Couche-Tard a contesté l'ensemble des avis d'infraction. La Commission des lésions professionnelles, le tribunal chargé de trancher les litiges en la matière, n'a pas commencé à entendre les causes. La CSST et Couche-Tard sont à négocier une entente à l'amiable.

«On accompagne et on discute avec les représentants de Couche-Tard, dit Jacques Nadeau, porte-parole de la CSST. Dans un proche avenir, on devrait avoir une solution qui réponde à nos avis de dérogation. Même si on a une entente, ça ne veut pas dire que les constats d'infraction seront nécessairement retirés ni que les amendes ne seront pas payées.»

À 17h hier, la porte-parole de Couche-Tard, Denise Deveau, nous rappelait pour annoncer qu'une entente était intervenue avec la CSST sans pouvoir nous donner de détail. Une information que n'a pas pu confirmer la CSST avant de mettre sous presse.

Un établissement dangereux

Ce dénouement tardif survient deux ans après que l'organisme chargé de veiller à la santé et sécurité des travailleurs a envoyé un avis demandant à Couche-Tard d'installer une barrière physique entre la caisse et les clients au dépanneur du 3985, rue Beaubien Est, près du boulevard Pie-IX. Une telle barrière peut prendre la forme d'une vitre blindée entourant l'ensemble de l'espace réservé au commis, créant ainsi une zone sécurisée.

En 2007 et 2008, cet établissement a connu 20 événements auxquels était associé un risque d'agression du travailleur et qui avaient nécessité un appel à la police. La liste des événements apparaît dans un rapport d'intervention de la CSST daté du 4 mai 2009. Les différents rapports d'intervention ont été obtenus grâce à la loi d'accès à l'information par la Confédération des syndicats nationaux, qui les a acheminés à La Presse Affaires.
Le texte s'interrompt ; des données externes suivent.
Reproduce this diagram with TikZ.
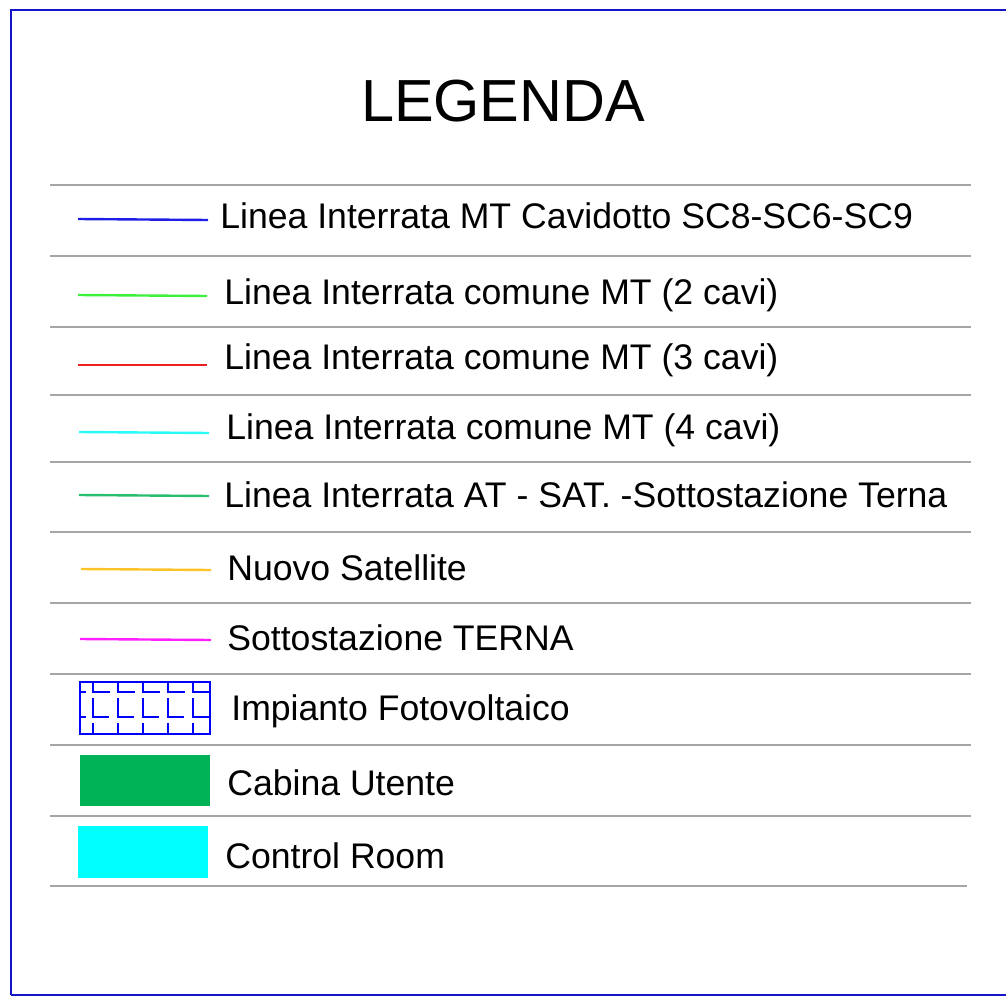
\documentclass[tikz,border=0pt]{standalone}
\usepackage{fontspec}
\setmainfont{Liberation Sans}
\definecolor{framblue}{RGB}{20,20,200}
\definecolor{mtblue}{RGB}{30,30,230}
\definecolor{mtgreen}{RGB}{60,240,60}
\definecolor{mtred}{RGB}{240,30,30}
\definecolor{mtcyan}{RGB}{40,250,250}
\definecolor{atgreen}{RGB}{40,190,110}
\definecolor{satyellow}{RGB}{255,195,40}
\definecolor{ternamag}{RGB}{255,30,255}
\definecolor{cabgreen}{RGB}{0,178,86}
\definecolor{roomcyan}{RGB}{0,255,255}
\begin{document}
\begin{tikzpicture}[x=0.5pt,y=-0.5pt,
        rowline/.style={draw=black!35,line width=1pt},
        cable/.style={line width=1.2pt},
        lbl/.style={anchor=base west,inner sep=0pt,font=\fontsize{17.8}{20}\selectfont},
        pv/.style={draw=blue,line width=0.7pt}]
    \useasboundingbox (0,0) rectangle (1006,1000);
    \draw[framblue,line width=1.4pt] (11,995) -- (11,10) -- (1012,10);
    \draw[framblue,line width=1.4pt] (11,995) -- (1012,995);
    \node[anchor=base,inner sep=0pt,font=\fontsize{29.7}{34}\selectfont] (title) at (503,122) {LEGENDA};
    % righe della tabella
    \foreach \y in {185,256,327,395,462,532,603,674,745,816}
        \draw[rowline] (50,\y) -- (971,\y);
    \draw[rowline] (50,886) -- (967,886);
	% linee
    \draw[cable,mtblue] (78,219) -- (208,220);
    \draw[cable,mtgreen] (78,295) -- (207,296);
    \draw[cable,mtred] (78,365) -- (207,365);
    \draw[cable,mtcyan] (79,432) -- (209,433);
    \draw[cable,atgreen] (79,495) -- (209,496);
    \draw[cable,satyellow] (81,569) -- (211,570);
    \draw[cable,ternamag] (80,639) -- (211,640);
    % impianto fotovoltaico
    \draw[pv] (80,682) rectangle (210,734);
    \draw[pv] (80,692) -- (86,692);
    \draw[pv] (80,717) -- (86,717);
    \foreach \x in {93,118,143,168,193} {
        \draw[pv] (\x,682) -- (\x,692) -- (\x+17,692);
        \draw[pv] (\x,698) -- (\x,717) -- (\x+16,717);
        \draw[pv] (\x,723) -- (\x,734);
    }
    \fill[cabgreen] (80,755) rectangle (210,806);
    \fill[roomcyan] (78,826) rectangle (208,878);
    % testi
    \node[lbl] (t1) at (220,229) {Linea Interrata MT Cavidotto SC8-SC6-SC9};
    \node[lbl] (t2) at (224,304) {Linea Interrata comune MT (2 cavi)};
    \node[lbl] (t3) at (224,369) {Linea Interrata comune MT (3 cavi)};
    \node[lbl] (t4) at (226,439) {Linea Interrata comune MT (4 cavi)};
    \node[lbl] (t5) at (224,507) {Linea Interrata AT - SAT. -Sottostazione Terna};
    \node[lbl] (t6) at (227,580) {Nuovo Satellite};
    \node[lbl] (t7) at (227,650) {Sottostazione TERNA};
    \node[lbl] (t8) at (231,720) {Impianto Fotovoltaico};
    \node[lbl] (t9) at (227,795) {Cabina Utente};
    \node[lbl] (t10) at (225,868) {Control Room};
\end{tikzpicture}
\end{document}
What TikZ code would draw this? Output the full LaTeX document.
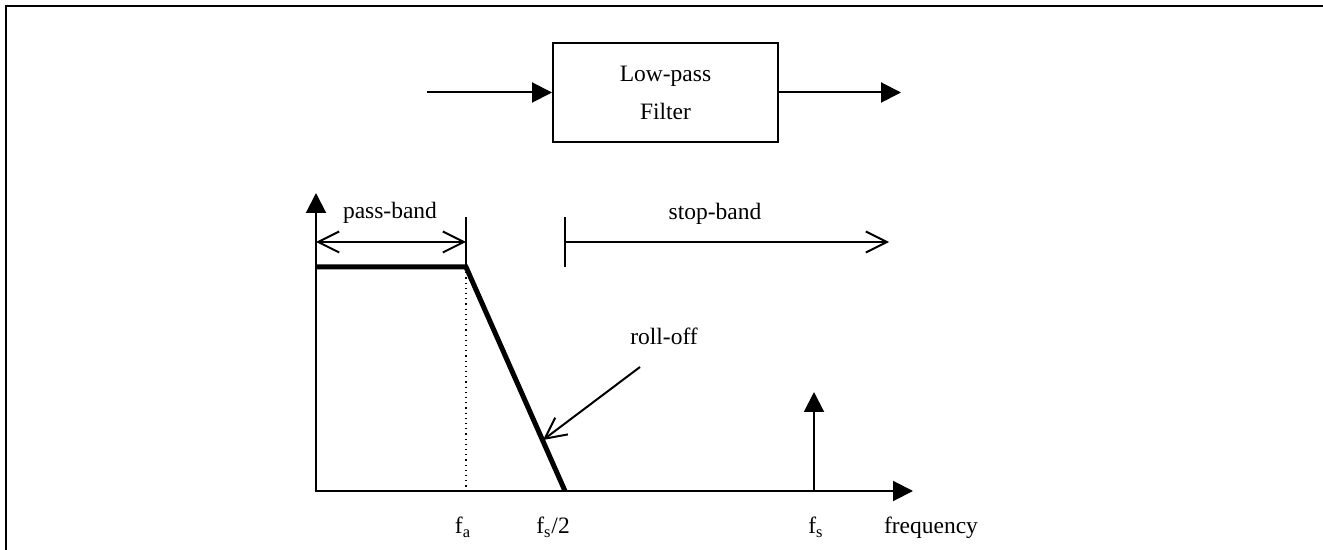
\documentclass[tikz,border=0pt]{standalone}
\usepackage{fontspec}
\setmainfont{Liberation Serif}
\usetikzlibrary{arrows.meta}
\begin{document}
\begin{tikzpicture}[x=0.5pt,y=-0.5pt,line width=1pt,
  font=\fontsize{11.75}{19}\selectfont,
  fillarrow/.style={-{Triangle[length=10pt,width=10pt]}},
  openarrow/.style={-{Straight Barb[length=10.5pt,width=10.5pt]}},
  openboth/.style={{Straight Barb[length=10.5pt,width=10.5pt]}-{Straight Barb[length=10.5pt,width=10.5pt]}},
  axesarrow/.style={{Triangle[length=10pt,width=10pt]}-{Triangle[length=10pt,width=10pt]}},
  lbl/.style={inner sep=0pt, anchor=base},
  thickcurve/.style={line width=2.5pt, line join=miter}]
\useasboundingbox (0,0) rectangle (1323,550);
% frame (left and top only)
\coordinate (frB) at (6,550);
\coordinate (frC) at (6,6);
\coordinate (frR) at (1323,6);
\draw (frB) -- (frC) -- (frR);
% filter block
\node[draw, minimum width=112.5pt, minimum height=49.5pt, align=center, inner sep=0pt] (lpf) at (665.5,92.5) {Low-pass\\Filter};
\coordinate (in) at (427,92.5);
\coordinate (out) at (901,92.5);
\draw[fillarrow] (in) -- (lpf.west);
\draw[fillarrow] (lpf.east) -- (out);
% axes
\coordinate (O) at (316,491);
\coordinate (ytip) at (316,193);
\coordinate (xtip) at (913,491);
\draw[axesarrow] (ytip) -- (O) -- (xtip);
% pass-band
\coordinate (pbL) at (316,242);
\coordinate (pbR) at (466,242);
\coordinate (faT) at (466,217);
\coordinate (faM) at (466,267);
\coordinate (faB) at (466,491);
\draw (faT) -- (faM);
\draw[line width=0.6pt, dotted] (faM) -- (faB);
\draw[openboth] (pbL) -- (pbR);
\node[lbl] (pb) at (390,219) {pass-band};
% response
\coordinate (r0) at (316,267);
\coordinate (r2) at (565,491);
\draw[thickcurve] (r0) -- (faM) -- (r2);
% stop-band
\coordinate (sbT) at (565,217);
\coordinate (sbB) at (565,267);
\coordinate (sbL) at (565,242);
\coordinate (sbR) at (889,242);
\draw (sbT) -- (sbB);
\draw[openarrow] (sbL) -- (sbR);
\node[lbl] (sb) at (715,220) {stop-band};
% roll-off
\node[lbl] (ro) at (664,345) {roll-off};
\coordinate (roS) at (640,367);
\coordinate (roE) at (543,440);
\draw[openarrow] (roS) -- (roE);
% fs impulse
\coordinate (fsB) at (814,491);
\coordinate (fsT) at (814,392);
\draw[fillarrow] (fsB) -- (fsT);
% axis labels
\node[lbl] (fa) at (463,534) {f\textsubscript{a}};
\node[lbl] (fs2) at (553,534) {f\textsubscript{s}/2};
\node[lbl] (fs) at (816,534) {f\textsubscript{s}};
\node[lbl, anchor=base west] (freq) at (883,534) {frequency};
\end{tikzpicture}
\end{document}
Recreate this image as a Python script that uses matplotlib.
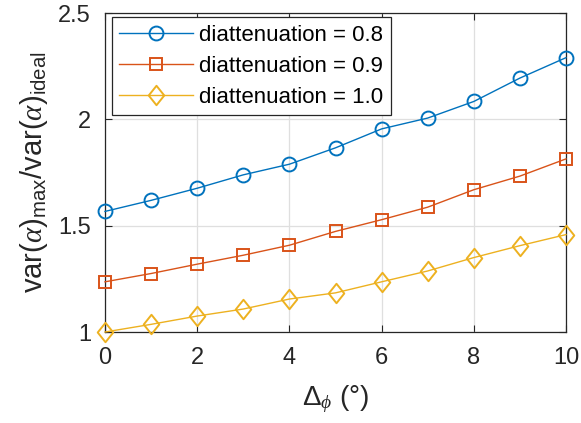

La CSN a entrepris une campagne de syndicalisation des employés des dépanneurs Couche-Tard. La négociation de la première convention collective au dépanneur 2500, rue Jean-Talon Est a commencé le 2 juin. Les employés syndiqués réclament notamment l'installation d'un bouton panique derrière le comptoir pour alerter sans délai la police en cas d'agressions dans l'établissement et ils demandent qu'un suivi psychologique soit systématiquement fait auprès des victimes, explique Jean-Pierre Larche, conseiller syndical de la CSN.

Commis agressé pendant 13 minutes!

Certaines des agressions détaillées dans les rapports de l'inspectrice de la CSST, Dominique Benjamin, illustrent les dangers que courent les commis travaillant seuls la nuit dans un dépanneur où l'argent liquide, les cigarettes, l'alcool et les billets de loterie constituent des objets de convoitise.

Parmi les agressions rapportées par la CSST, on peut lire les exemples suivants:

«19 décembre 2008 à 3h34, trois individus armés d'une arme de poing et d'un bâton de baseball menacent le travailleur à bout portant et le frappent aux jambes avec le bâton.»

«13 février 2008 à 23h40, vol qualifié: un suspect armé d'un couteau: le travailleur ébranlé ferme le commerce et se réfugie à l'arrière . Il ne signalera le vol qu'à 6h48.»

Il n'y a toujours pas de barrière physique au Couche-Tard de la rue Beaubien, comme nous avons pu le constater au cours d'une visite au dépanneur hier en matinée, ni d'ailleurs dans quatre autres établissements de Montréal que nous avons vus la même journée et qui avaient reçu un avis d'infraction.

«Il est de la responsabilité de l'employeur de protéger le travailleur, lit-on dans le rapport d'intervention de la CSST du 4 mai 2009. Les moyens de contrôle existent, il sont connus et de plus en plus répandus. Plusieurs commerces similaires se sont dotés d'une barrière physique au comptoir qui protège le travailleur en situation de travail isolé le soir et la nuit. Certains d'entre eux choisissent même de se munir d'une telle protection sans même que la CSST ne les y ait obligés.»

D'autres agressions lues dans les rapports d'intervention de la CSST donnent carrément froid dans le dos. C'est le cas du dépanneur du 5959, boulevard Robert, à Saint-Léonard: «Le 18 janvier 2009, le travailleur seul en poste a été agressé physiquement à de nombreuses reprises par un individu armé pendant une période de 13 minutes.» Dans ce cas très précis, la direction de Couche-Tard n'est pas restée les bras croisés. Elle a assuré depuis cette date une présence double au quart de nuit.